___ Material for the task

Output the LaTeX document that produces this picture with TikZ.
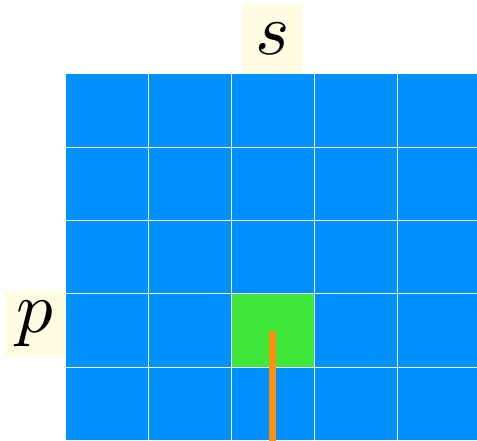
\documentclass[tikz,border=0pt]{standalone}
\usepackage{graphicx}
\usetikzlibrary{positioning}

\definecolor{cellblue}{HTML}{0091FF}
\definecolor{hitgreen}{HTML}{40E83C}
\definecolor{rayorange}{HTML}{FF9112}
\definecolor{lblyellow}{HTML}{FFFCE1}

\newcommand{\biglbl}[1]{\scalebox{7.3}{$#1$}}

\begin{document}
\begin{tikzpicture}[
	x=1pt, y=-1pt,
	cell/.style={
		draw=white,
		line width=1pt,
		fill=cellblue,
		minimum width=83pt,
		minimum height=73.3pt,
		inner sep=0pt,
	},
	hit/.style={cell, fill=hitgreen},
	lbl/.style={
		fill=lblyellow,
		inner sep=0pt,
	},
	ray/.style={rayorange, line width=7pt},
]

\useasboundingbox (0,0) rectangle (477,441);

% --- Mřížka ---
\foreach \i in {1,...,5}
	\foreach \j in {1,...,5}
		\node[cell] (c\i\j) at ({65+83*(\i-0.5)},{74+73.3*(\j-0.5)}) {};

% --- Zásah ---
\node[hit] (c34) at ({65+83*2.5},{74+73.3*3.5}) {};

% --- Popisky ---
\node[lbl, minimum width=61pt, minimum height=69pt] (s) at (272.5,38.5) {\biglbl{s}};
\node[lbl, minimum width=60pt, minimum height=66pt] (p) at (35,324) {\biglbl{p}};

% --- Paprsek ---
\draw[ray] (c34.center) -- (c35.south);

\end{tikzpicture}
\end{document}
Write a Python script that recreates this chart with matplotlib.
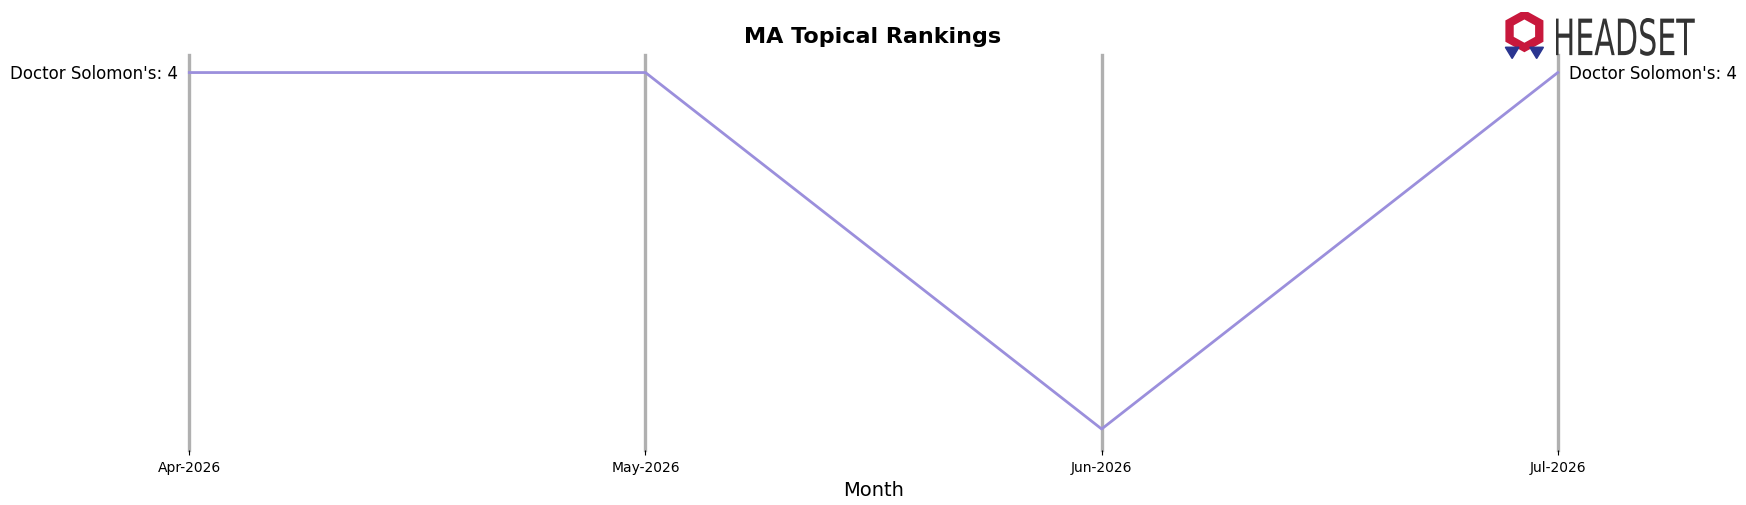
import matplotlib.pyplot as plt
from matplotlib.patches import RegularPolygon, PathPatch
from matplotlib.textpath import TextPath
from matplotlib.font_manager import FontProperties

months = ['Apr-2026', 'May-2026', 'Jun-2026', 'Jul-2026']
brand = "Doctor Solomon's"
ranks = [4, 4, 5, 4]

W, H = 1568, 454  # reference layout measured at this scale

fig = plt.figure(figsize=(17.46, 5.06), dpi=100)
ax = fig.add_axes([170 / W, 1 - 405 / H, (1399 - 170) / W, 355 / H])

x = list(range(len(months)))
for xi in x:
    ax.axvline(xi, color='#b0b0b0', lw=2.4, zorder=1, clip_on=False)
ax.plot(x, ranks, color='#9b8fdc', lw=2, zorder=2, clip_on=False)

ax.set_xlim(0, len(months) - 1)
ax.set_ylim(5.06, 3.95)
ax.set_xticks(x)
ax.set_xticklabels(months, fontsize=10)
ax.set_yticks([])
ax.set_xlabel('Month', fontsize=14)
for s in ax.spines.values():
    s.set_visible(False)

ax.text(-0.025, ranks[0], f"{brand}: {ranks[0]}", ha='right', va='center', fontsize=12)
ax.text(len(months) - 1 + 0.025, ranks[-1], f"{brand}: {ranks[-1]}", ha='left', va='center', fontsize=12)

fig.text(784 / W, 1 - 33 / H, 'MA Topical Rankings', ha='center', va='center',
         fontsize=16, fontweight='bold')

# logo
lax = fig.add_axes([1347 / W, 1 - 54 / H, 44 / W, 42 / H])
lax.set_xlim(-1, 1); lax.set_ylim(-1, 1); lax.axis('off')
lax.add_patch(RegularPolygon((0, 0.2), 6, radius=0.7, fill=False, ec='#c8183c', lw=6))
lax.add_patch(RegularPolygon((-0.5, -0.65), 3, radius=0.32, orientation=3.1416, color='#2a3590'))
lax.add_patch(RegularPolygon((0.5, -0.65), 3, radius=0.32, orientation=3.1416, color='#2a3590'))

# condensed wordmark drawn as a stretched text path
tax = fig.add_axes([1397 / W, 1 - 51 / H, 125 / W, 34 / H])
tax.axis('off')
tp = TextPath((0, 0), 'HEADSET', size=1, prop=FontProperties(family='DejaVu Sans'))
ext = tp.get_extents()
tax.add_patch(PathPatch(tp, color='#333333', lw=0))
tax.set_xlim(ext.x0, ext.x1)
tax.set_ylim(ext.y0, ext.y1)

fig.savefig('out.png', dpi=100)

______

● Exercise aim: From the first line above down to the line with "ax = fig.add_axes([170", reproduce every line and no others, omitting pictures.

● Completed exercise:
Output the LaTeX document that produces this picture with TikZ.
\documentclass[tikz,border=0pt]{standalone}
\usepackage{graphicx}
\usetikzlibrary{positioning}

\definecolor{cellblue}{HTML}{0091FF}
\definecolor{hitgreen}{HTML}{40E83C}
\definecolor{rayorange}{HTML}{FF9112}
\definecolor{lblyellow}{HTML}{FFFCE1}

\newcommand{\biglbl}[1]{\scalebox{7.3}{$#1$}}

\begin{document}
\begin{tikzpicture}[
	x=1pt, y=-1pt,
	cell/.style={
		draw=white,
		line width=1pt,
		fill=cellblue,
		minimum width=83pt,
		minimum height=73.3pt,
		inner sep=0pt,
	},
	hit/.style={cell, fill=hitgreen},
	lbl/.style={
		fill=lblyellow,
		inner sep=0pt,
	},
	ray/.style={rayorange, line width=7pt},
]

\useasboundingbox (0,0) rectangle (477,441);

% --- Mřížka ---
\foreach \i in {1,...,5}
	\foreach \j in {1,...,5}
		\node[cell] (c\i\j) at ({65+83*(\i-0.5)},{74+73.3*(\j-0.5)}) {};

% --- Zásah ---
\node[hit] (c34) at ({65+83*2.5},{74+73.3*3.5}) {};

% --- Popisky ---
\node[lbl, minimum width=61pt, minimum height=69pt] (s) at (272.5,38.5) {\biglbl{s}};
\node[lbl, minimum width=60pt, minimum height=66pt] (p) at (35,324) {\biglbl{p}};

% --- Paprsek ---
\draw[ray] (c34.center) -- (c35.south);

\end{tikzpicture}
\end{document}
Write a Python script that recreates this chart with matplotlib.
import matplotlib.pyplot as plt
from matplotlib.patches import RegularPolygon, PathPatch
from matplotlib.textpath import TextPath
from matplotlib.font_manager import FontProperties

months = ['Apr-2026', 'May-2026', 'Jun-2026', 'Jul-2026']
brand = "Doctor Solomon's"
ranks = [4, 4, 5, 4]

W, H = 1568, 454  # reference layout measured at this scale

fig = plt.figure(figsize=(17.46, 5.06), dpi=100)
ax = fig.add_axes([170 / W, 1 - 405 / H, (1399 - 170) / W, 355 / H])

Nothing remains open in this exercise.